Given $X_1, X_2,\ldots, X_n$ are i.i.d rvs with pdf $f(x\mid\theta) = \frac{1}{2\theta^2} e^{\frac{-\sqrt{x}}{\theta}} I_{(0,\infty)}(x)$ for $\ \theta > 0$.
(a) Find the UMVUE of $\ 6\theta^2$, and the variance of UMVUE.
(b) Find the CRLB of the UMVUE
(c) Find the variance of MME of $6\theta^2$ based on first moment.
My thought: For part (a), I got the same answer using Lehmann-Scheffer theorem as that of NCh's answer below. I would now present my computation for variance of UMVUE $= \frac{3}{2n^2+n} (\sum_{i=1}^{n} \sqrt{X_i})^2$.
We have: $Var(\frac{3}{2n^2+n} (\sum_{i=1}^{n} \sqrt{X_i})^2) = \frac{9}{(2n^2+n)^2} (E(Z^4) - E^2(Z^2))$ where $Z = \sum_{i=1}^{n} \sqrt{X_i}$. Now, $E(Z^2) = \theta^2(4n^2+2n)$. In addition, $Z$ is the sum of $n$ i.i.d r.vs which follow $N(\ 2n\theta, \ 2n\theta^2)$, so $E(Z^4) = (2n\theta)^4 + 6(2n\theta)^2(2n\theta^2)^2 + 3(2n\theta^2)^4$.

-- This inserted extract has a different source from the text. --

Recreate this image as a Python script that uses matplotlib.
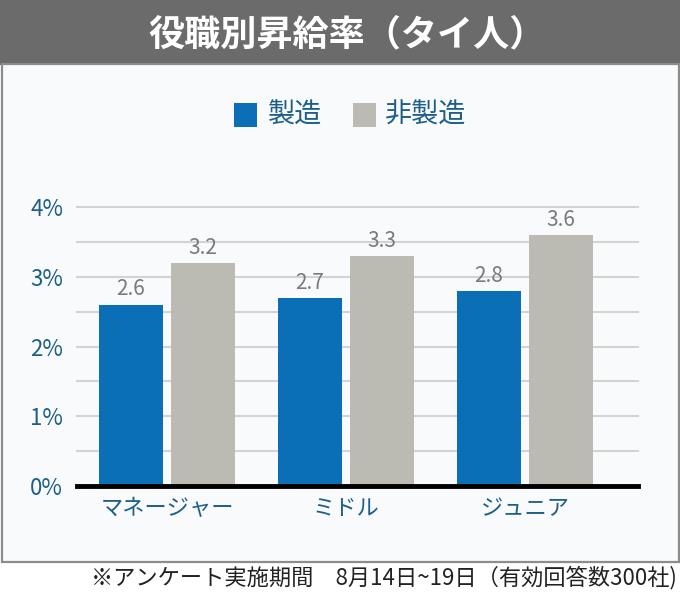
import matplotlib
matplotlib.use("Agg")
import matplotlib.pyplot as plt
from matplotlib.patches import Rectangle
import numpy as np

plt.rcParams['font.family'] = ['Noto Sans CJK JP', 'DejaVu Sans']

categories = ["マネージャー", "ミドル", "ジュニア"]
manufacturing = [2.6, 2.7, 2.8]
non_manufacturing = [3.2, 3.3, 3.6]
series_names = ["製造", "非製造"]
yticks = [0, 1, 2, 3, 4]
ytick_labels = ["0%", "1%", "2%", "3%", "4%"]
title = "役職別昇給率（タイ人）"
footnote = "※アンケート実施期間　8月14日~19日（有効回答数300社)"

W, H = 680, 593
fig = plt.figure(figsize=(W / 100, H / 100), dpi=100)

def fx(px):
    return px / W

def fy(py):
    return 1 - py / H

# header band
fig.patches.append(Rectangle((0, fy(65)), 1, 65 / H, transform=fig.transFigure,
                             facecolor="#6b6b6b", edgecolor="none", zorder=-2))
# panel
fig.patches.append(Rectangle((fx(1.5), fy(562)), fx(677), (562 - 64) / H, transform=fig.transFigure,
                             facecolor="#f8fafc", edgecolor="#8c8c8c", linewidth=1.6, zorder=-2))

fig.text(fx(347), fy(35), title, color="white", fontsize=26, fontweight="bold",
         ha="center", va="center")

ax = fig.add_axes([fx(77), fy(486), fx(561), 279 / H])
ax.set_zorder(2)
ax.set_facecolor("none")
x = np.arange(len(categories))
bw = 0.3575
off = 0.201
blue = "#0a6fb7"
gray = "#bcbbb3"
b1 = ax.bar(x - off, manufacturing, bw, color=blue, zorder=3, label=series_names[0])
b2 = ax.bar(x + off, non_manufacturing, bw, color=gray, zorder=3, label=series_names[1])

for bars, vals in ((b1, manufacturing), (b2, non_manufacturing)):
    for r, v in zip(bars, vals):
        ax.annotate(f"{v:.1f}", (r.get_x() + r.get_width() / 2, v), xytext=(0, 3),
                    textcoords="offset points", ha="center", va="bottom",
                    fontsize=15, color="#7a7a7a")

ax.set_xlim(-0.503, 2.631)
ax.set_ylim(0, 4)
for g in np.arange(0.5, 4.01, 0.5):
    ax.axhline(g, color="#d3d3d3", linewidth=1.5, zorder=1, clip_on=False)
ax.axhline(0, color="black", linewidth=3.5, zorder=4, clip_on=False)

for s in ax.spines.values():
    s.set_visible(False)
ax.set_yticks(yticks)
ax.set_yticklabels(ytick_labels)
ax.set_xticks(x)
ax.set_xticklabels(categories)
ax.tick_params(axis="both", length=0, labelsize=16, labelcolor="#1d5f88")
ax.tick_params(axis="y", pad=10)
ax.tick_params(axis="x", pad=8)

# legend
fig.patches.append(Rectangle((fx(234), fy(127)), fx(23), 24 / H, transform=fig.transFigure,
                             facecolor=blue, edgecolor="none"))
fig.text(fx(268), fy(115), series_names[0], fontsize=19.5, color="#1d5f88", ha="left", va="center")
fig.patches.append(Rectangle((fx(353), fy(127)), fx(23), 24 / H, transform=fig.transFigure,
                             facecolor=gray, edgecolor="none"))
fig.text(fx(385), fy(115), series_names[1], fontsize=19.5, color="#1d5f88", ha="left", va="center")

fig.text(fx(677), fy(578), footnote, fontsize=16, color="#222222", ha="right", va="center")

fig.savefig("out.png", dpi=100)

Thus, $\frac{9}{(2n^2+n)^2} (E(Z^4) - E^2(Z^2)) = \frac{9}{(2n^2+n)^2} (16n^4\theta^4 + 96n^4\theta^6 + 48\theta^8n^4 - 16n^4\theta^4 - 16n^3\theta^4 - 4n^2\theta^4)$
(b) To find the CRLB, I need first to verify $\ E\ (\overline{X}\frac{\partial}{\partial\theta}\log f(\overline{X}\mid\theta)) = 12\theta,$ as $\overline{X}$ is an unbiased estimator of $6\theta$. Now, $\log f(\overline{X}\mid\theta) = \frac{-\sqrt{\overline{X}}}{\theta} - \log{2\theta^2}$, so $E\ (\overline{X}\frac{\partial}{\partial\theta}\log f(\overline{X}\mid\theta)) = E(\frac{\overline{X}^{3/2} - 2\theta\overline{X}}{\theta^2}) = -12\theta + \frac{1}{\theta^2}E(\overline{X}^{3/2}).$ But I got stuck here since I cannot compute $\ E(\overline{X}^{3/2})$.
(c) The MME of $6\theta^2$ based on first moment is $\overline{X}$. Thus, we only need to compute $Var(\overline{X}) = \frac{Var(X_1)}{n} = \fbox{$\frac{84\theta^4}{n}$}$ (since $E(X^2) = 120\theta^4$)
My question: Could someone please help with parts (a) and (b) above? Also, is my answer for part (c) correct?
It is no need to compute conditional expectations. Let $$T=\overline{\sqrt{X}}=\frac{\sum_{i=1}^n \sqrt{X_i}}{n}$$ You have already found its expectation: $$\mathbb ET=\mathbb E\sqrt{X_1}=2\theta.$$ Let us find UMVUE of $6\theta^2$ as $\theta^*=c(n)T^2$. Firstly find $\mathbb E T^2$: $$ \mathbb ET^2 = \text{Var}\,T+\left(\mathbb ET\right)^2 = \frac{\text{Var}\sqrt{X_1}}{n}+4\theta^2=\frac{\mathbb EX_1-4\theta^2}{n}+4\theta^2 = \frac{2\theta^2}{n}+4\theta^2. $$ And if we take $$ c(n) = \frac{6}{\frac2n+4}=\frac{3n}{1+2n}$$ we'll obtain the desired result: $$ \mathbb E\theta^* = \mathbb E\left(\frac{6}{\frac2n+4}T^2\right) = \frac{6}{\frac2n+4} \times \left(\frac{2\theta^2}{n}+4\theta^2\right)=6\theta^2. $$ And $\theta^*$ is UMVUE since it is a function of complete sufficient statistics.